#### WHAT IS ASKED
Take the lines beginning with the one that contains "Rebuild this chart" and ending with the one that contains "yoy1 = [None, 16.3, 1.5, 7.6, 2.5, 5.6, 4.4, 4.2]", and set them down exactly. Omit all pictures.

Charts and diagrams as code
══════════
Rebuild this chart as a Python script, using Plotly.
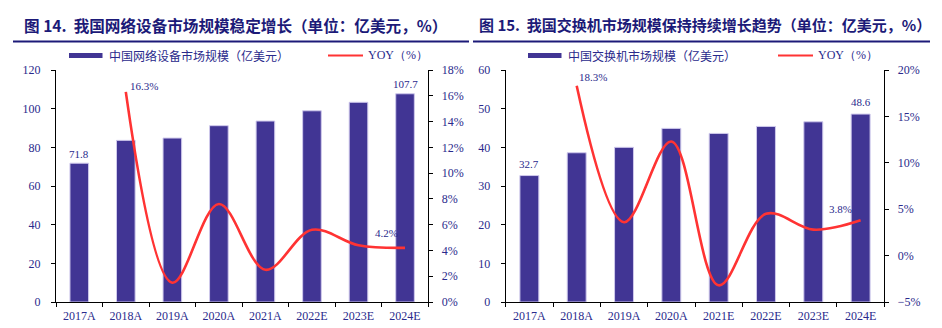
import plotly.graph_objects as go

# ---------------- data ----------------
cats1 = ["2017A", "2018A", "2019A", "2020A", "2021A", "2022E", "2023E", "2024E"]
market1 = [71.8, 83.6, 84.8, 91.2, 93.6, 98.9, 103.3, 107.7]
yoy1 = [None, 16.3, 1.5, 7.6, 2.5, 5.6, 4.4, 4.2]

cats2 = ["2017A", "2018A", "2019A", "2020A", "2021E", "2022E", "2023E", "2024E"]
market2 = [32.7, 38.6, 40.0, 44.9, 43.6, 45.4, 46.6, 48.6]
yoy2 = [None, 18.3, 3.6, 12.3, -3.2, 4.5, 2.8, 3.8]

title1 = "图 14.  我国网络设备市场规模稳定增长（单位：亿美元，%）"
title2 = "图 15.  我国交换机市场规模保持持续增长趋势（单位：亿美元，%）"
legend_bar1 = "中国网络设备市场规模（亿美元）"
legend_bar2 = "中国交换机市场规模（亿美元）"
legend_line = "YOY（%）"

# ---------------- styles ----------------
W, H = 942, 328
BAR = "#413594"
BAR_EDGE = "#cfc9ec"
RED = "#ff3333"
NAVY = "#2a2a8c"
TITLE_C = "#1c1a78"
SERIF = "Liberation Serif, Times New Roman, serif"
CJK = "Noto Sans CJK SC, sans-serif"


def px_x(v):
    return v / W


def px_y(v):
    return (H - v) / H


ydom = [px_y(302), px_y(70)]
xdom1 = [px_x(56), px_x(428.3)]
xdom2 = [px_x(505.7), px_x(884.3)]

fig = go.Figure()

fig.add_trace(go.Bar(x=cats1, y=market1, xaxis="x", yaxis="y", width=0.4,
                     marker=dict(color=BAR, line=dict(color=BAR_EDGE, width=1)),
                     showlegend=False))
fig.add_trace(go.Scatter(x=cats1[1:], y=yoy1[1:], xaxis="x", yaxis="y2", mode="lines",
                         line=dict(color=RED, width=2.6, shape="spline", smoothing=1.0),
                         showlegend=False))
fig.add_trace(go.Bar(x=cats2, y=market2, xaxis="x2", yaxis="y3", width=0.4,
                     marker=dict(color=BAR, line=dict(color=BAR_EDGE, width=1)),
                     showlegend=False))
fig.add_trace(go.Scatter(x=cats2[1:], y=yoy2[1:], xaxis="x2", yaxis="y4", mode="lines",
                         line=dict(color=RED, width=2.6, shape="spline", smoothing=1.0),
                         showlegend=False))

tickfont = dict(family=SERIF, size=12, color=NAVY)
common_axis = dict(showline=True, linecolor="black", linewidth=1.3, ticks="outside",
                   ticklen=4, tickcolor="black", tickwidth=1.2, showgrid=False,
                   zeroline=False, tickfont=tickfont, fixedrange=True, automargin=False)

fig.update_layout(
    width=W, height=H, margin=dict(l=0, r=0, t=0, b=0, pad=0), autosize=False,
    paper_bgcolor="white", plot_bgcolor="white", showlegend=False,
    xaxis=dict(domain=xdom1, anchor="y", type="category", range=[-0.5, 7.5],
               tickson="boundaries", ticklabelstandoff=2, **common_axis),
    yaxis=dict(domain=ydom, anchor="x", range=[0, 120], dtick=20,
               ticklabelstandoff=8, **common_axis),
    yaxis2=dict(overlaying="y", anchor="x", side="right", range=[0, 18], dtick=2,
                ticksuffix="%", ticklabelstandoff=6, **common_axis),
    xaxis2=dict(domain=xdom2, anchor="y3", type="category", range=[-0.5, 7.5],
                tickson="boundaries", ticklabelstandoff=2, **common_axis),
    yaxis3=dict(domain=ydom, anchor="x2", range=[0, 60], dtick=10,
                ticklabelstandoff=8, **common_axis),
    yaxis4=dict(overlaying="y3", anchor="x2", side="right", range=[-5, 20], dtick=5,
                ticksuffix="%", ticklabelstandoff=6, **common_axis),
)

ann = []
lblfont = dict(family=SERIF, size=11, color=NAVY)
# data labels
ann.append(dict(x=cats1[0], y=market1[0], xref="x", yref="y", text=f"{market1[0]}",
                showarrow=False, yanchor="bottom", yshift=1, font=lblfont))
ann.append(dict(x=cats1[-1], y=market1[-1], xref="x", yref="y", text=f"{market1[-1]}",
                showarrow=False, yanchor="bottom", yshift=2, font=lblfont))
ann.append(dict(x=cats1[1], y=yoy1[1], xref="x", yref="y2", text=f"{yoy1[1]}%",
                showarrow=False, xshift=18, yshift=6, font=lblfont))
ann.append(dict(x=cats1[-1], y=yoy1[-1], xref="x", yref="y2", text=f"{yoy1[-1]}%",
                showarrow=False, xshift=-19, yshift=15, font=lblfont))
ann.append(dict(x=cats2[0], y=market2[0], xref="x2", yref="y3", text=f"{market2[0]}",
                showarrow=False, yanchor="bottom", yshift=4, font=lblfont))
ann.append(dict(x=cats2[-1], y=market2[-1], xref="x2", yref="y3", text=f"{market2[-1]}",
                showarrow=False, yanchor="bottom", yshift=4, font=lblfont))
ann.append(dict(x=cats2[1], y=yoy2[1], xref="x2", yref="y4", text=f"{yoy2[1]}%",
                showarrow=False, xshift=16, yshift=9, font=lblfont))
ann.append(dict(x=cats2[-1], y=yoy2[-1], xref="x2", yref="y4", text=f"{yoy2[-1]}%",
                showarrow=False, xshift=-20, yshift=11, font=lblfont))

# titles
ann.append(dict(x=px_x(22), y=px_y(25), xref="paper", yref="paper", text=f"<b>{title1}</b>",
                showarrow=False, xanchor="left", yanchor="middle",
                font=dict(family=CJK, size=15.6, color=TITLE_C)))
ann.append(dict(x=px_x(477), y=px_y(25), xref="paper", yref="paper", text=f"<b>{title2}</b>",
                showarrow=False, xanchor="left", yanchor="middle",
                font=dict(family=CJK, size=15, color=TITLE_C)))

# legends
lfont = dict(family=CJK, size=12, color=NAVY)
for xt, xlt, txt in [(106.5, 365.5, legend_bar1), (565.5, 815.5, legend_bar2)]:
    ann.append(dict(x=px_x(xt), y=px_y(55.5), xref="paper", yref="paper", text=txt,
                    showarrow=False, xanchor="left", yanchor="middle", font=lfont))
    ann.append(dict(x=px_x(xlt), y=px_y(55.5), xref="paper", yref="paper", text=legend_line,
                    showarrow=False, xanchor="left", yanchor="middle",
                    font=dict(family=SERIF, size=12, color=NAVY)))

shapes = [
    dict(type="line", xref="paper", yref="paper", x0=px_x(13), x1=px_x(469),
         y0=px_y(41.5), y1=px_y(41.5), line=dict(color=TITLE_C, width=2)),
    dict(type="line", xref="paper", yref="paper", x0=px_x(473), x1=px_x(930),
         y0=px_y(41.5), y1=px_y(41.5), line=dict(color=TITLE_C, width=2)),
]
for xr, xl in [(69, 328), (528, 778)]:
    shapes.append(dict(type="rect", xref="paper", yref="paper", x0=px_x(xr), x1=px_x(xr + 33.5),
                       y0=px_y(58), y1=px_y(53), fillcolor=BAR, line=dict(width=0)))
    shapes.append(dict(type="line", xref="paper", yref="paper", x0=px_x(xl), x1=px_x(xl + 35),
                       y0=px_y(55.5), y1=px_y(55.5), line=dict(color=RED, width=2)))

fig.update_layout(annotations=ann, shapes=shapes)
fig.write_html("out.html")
══════════
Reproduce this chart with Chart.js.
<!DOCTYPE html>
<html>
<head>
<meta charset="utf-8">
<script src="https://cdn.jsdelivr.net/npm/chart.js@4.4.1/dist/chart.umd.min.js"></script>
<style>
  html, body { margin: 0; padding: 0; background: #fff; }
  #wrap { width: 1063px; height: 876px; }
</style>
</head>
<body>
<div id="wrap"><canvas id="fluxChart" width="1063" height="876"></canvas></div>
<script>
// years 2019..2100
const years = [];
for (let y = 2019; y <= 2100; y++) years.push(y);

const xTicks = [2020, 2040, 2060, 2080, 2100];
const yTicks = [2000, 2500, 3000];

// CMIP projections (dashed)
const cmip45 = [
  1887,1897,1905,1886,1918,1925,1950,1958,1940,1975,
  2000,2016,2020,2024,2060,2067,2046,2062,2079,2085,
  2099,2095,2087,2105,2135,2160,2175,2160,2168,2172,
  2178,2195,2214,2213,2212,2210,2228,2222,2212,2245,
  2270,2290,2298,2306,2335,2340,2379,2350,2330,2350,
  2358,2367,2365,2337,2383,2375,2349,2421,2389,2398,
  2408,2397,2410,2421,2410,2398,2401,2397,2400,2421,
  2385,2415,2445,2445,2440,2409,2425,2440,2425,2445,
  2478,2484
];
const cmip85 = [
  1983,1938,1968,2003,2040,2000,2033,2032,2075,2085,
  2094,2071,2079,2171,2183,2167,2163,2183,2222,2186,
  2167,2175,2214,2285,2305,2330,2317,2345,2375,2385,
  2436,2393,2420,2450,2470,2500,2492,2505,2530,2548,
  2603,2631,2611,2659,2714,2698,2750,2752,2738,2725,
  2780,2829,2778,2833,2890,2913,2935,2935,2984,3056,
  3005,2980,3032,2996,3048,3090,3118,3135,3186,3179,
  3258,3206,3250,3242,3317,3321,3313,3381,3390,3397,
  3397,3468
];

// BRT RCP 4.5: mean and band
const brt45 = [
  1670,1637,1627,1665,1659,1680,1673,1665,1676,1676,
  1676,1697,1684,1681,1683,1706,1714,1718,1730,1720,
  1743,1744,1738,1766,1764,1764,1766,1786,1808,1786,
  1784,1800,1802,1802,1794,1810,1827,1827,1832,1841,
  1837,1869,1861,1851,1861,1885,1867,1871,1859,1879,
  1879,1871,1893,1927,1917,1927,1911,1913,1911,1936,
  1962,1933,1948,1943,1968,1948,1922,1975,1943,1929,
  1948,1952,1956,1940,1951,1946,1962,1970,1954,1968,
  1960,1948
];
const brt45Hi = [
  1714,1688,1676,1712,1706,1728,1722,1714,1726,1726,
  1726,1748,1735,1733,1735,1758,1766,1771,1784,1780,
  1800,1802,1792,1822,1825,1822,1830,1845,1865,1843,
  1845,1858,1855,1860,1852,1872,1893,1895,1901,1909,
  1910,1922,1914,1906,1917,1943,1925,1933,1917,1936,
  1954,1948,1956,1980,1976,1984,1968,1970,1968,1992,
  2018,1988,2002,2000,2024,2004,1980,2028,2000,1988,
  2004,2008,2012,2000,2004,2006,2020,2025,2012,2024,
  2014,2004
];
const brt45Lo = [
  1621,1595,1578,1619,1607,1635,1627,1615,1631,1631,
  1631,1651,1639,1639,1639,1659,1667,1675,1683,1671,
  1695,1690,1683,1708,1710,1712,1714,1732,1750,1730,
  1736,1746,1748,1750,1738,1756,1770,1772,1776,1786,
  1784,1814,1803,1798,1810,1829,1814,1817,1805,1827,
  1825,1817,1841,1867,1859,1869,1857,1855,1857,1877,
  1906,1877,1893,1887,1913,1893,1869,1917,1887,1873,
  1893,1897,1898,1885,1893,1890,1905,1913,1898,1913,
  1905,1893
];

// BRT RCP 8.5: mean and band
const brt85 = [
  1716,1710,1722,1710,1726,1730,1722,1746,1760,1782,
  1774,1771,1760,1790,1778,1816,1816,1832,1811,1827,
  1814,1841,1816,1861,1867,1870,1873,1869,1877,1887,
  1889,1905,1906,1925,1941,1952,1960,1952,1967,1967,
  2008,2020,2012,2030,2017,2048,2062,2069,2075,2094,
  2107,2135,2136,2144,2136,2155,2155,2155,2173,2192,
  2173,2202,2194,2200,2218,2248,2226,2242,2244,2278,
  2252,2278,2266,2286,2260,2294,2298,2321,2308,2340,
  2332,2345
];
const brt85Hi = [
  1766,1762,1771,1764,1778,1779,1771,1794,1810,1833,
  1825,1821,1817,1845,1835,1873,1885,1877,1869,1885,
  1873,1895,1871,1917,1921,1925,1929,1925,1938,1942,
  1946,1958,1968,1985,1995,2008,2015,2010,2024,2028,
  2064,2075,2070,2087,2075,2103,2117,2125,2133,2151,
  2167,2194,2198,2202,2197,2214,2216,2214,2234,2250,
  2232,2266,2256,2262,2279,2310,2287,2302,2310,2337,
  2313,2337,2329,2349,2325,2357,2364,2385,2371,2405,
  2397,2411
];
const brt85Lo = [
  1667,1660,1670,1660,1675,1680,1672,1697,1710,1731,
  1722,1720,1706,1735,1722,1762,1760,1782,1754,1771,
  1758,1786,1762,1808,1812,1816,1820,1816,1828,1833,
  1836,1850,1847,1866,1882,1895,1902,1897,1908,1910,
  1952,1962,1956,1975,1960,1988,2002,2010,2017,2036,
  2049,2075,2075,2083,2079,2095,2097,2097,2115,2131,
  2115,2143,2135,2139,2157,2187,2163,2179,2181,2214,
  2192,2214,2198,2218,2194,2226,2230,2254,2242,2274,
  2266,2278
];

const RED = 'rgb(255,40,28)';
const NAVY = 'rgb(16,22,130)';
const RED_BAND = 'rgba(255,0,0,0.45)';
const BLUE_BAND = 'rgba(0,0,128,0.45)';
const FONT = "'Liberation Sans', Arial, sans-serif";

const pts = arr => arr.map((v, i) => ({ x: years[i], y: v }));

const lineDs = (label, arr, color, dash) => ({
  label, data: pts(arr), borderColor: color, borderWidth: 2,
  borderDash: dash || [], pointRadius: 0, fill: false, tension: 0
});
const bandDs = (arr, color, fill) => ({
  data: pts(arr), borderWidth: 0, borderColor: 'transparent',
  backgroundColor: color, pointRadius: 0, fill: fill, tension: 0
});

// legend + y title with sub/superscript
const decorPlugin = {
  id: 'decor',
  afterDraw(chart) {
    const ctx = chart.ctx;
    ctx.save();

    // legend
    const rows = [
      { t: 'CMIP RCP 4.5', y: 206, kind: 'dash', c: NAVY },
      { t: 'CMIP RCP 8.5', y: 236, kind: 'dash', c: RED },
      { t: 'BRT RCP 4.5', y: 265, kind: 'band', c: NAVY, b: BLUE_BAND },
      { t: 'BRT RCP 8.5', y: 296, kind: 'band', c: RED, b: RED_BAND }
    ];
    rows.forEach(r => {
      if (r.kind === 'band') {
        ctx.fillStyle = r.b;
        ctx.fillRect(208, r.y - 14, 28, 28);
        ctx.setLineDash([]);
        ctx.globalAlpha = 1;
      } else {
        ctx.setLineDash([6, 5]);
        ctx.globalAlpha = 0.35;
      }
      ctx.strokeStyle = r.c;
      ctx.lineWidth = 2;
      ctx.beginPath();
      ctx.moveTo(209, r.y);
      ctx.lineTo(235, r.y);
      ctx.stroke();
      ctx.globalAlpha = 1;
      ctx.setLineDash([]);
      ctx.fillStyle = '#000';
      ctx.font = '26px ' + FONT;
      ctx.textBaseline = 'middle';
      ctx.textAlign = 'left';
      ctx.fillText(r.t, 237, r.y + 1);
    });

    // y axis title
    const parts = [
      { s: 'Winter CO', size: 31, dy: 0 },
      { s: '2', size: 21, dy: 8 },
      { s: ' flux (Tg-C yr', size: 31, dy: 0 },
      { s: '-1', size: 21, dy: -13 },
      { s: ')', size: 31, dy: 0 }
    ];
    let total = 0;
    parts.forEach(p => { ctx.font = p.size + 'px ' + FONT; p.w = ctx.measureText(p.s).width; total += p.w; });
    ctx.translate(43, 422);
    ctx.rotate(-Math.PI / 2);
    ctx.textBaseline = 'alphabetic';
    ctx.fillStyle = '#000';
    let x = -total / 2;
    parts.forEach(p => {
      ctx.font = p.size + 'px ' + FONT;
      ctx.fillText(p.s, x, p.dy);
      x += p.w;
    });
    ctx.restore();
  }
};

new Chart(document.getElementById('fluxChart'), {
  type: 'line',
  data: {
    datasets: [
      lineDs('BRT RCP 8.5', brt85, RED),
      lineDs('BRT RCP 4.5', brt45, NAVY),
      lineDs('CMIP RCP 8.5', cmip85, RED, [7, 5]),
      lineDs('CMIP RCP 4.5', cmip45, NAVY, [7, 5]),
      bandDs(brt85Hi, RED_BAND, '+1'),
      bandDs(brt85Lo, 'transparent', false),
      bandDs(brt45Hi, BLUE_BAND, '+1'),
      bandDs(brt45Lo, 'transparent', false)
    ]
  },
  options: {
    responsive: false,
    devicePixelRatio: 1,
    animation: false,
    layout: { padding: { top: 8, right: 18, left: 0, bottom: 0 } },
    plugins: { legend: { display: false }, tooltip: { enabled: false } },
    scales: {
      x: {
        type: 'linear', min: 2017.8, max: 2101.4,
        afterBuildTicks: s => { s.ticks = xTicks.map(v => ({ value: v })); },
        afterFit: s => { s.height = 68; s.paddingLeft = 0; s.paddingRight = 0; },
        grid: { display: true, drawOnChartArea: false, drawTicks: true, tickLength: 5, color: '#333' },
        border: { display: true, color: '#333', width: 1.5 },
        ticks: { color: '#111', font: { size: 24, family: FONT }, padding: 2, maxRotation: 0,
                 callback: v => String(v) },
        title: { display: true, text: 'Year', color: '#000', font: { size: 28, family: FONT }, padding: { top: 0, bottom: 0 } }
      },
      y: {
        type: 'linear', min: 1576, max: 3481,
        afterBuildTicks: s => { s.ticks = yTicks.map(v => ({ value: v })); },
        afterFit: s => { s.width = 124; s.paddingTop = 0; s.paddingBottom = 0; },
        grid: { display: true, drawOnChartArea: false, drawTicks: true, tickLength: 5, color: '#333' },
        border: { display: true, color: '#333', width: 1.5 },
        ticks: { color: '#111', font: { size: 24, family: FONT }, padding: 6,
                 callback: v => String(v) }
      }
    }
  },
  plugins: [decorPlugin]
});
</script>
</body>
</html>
══════════
#### WRITTEN REPLY
Rebuild this chart as a Python script, using Plotly.
import plotly.graph_objects as go

# ---------------- data ----------------
cats1 = ["2017A", "2018A", "2019A", "2020A", "2021A", "2022E", "2023E", "2024E"]
market1 = [71.8, 83.6, 84.8, 91.2, 93.6, 98.9, 103.3, 107.7]
yoy1 = [None, 16.3, 1.5, 7.6, 2.5, 5.6, 4.4, 4.2]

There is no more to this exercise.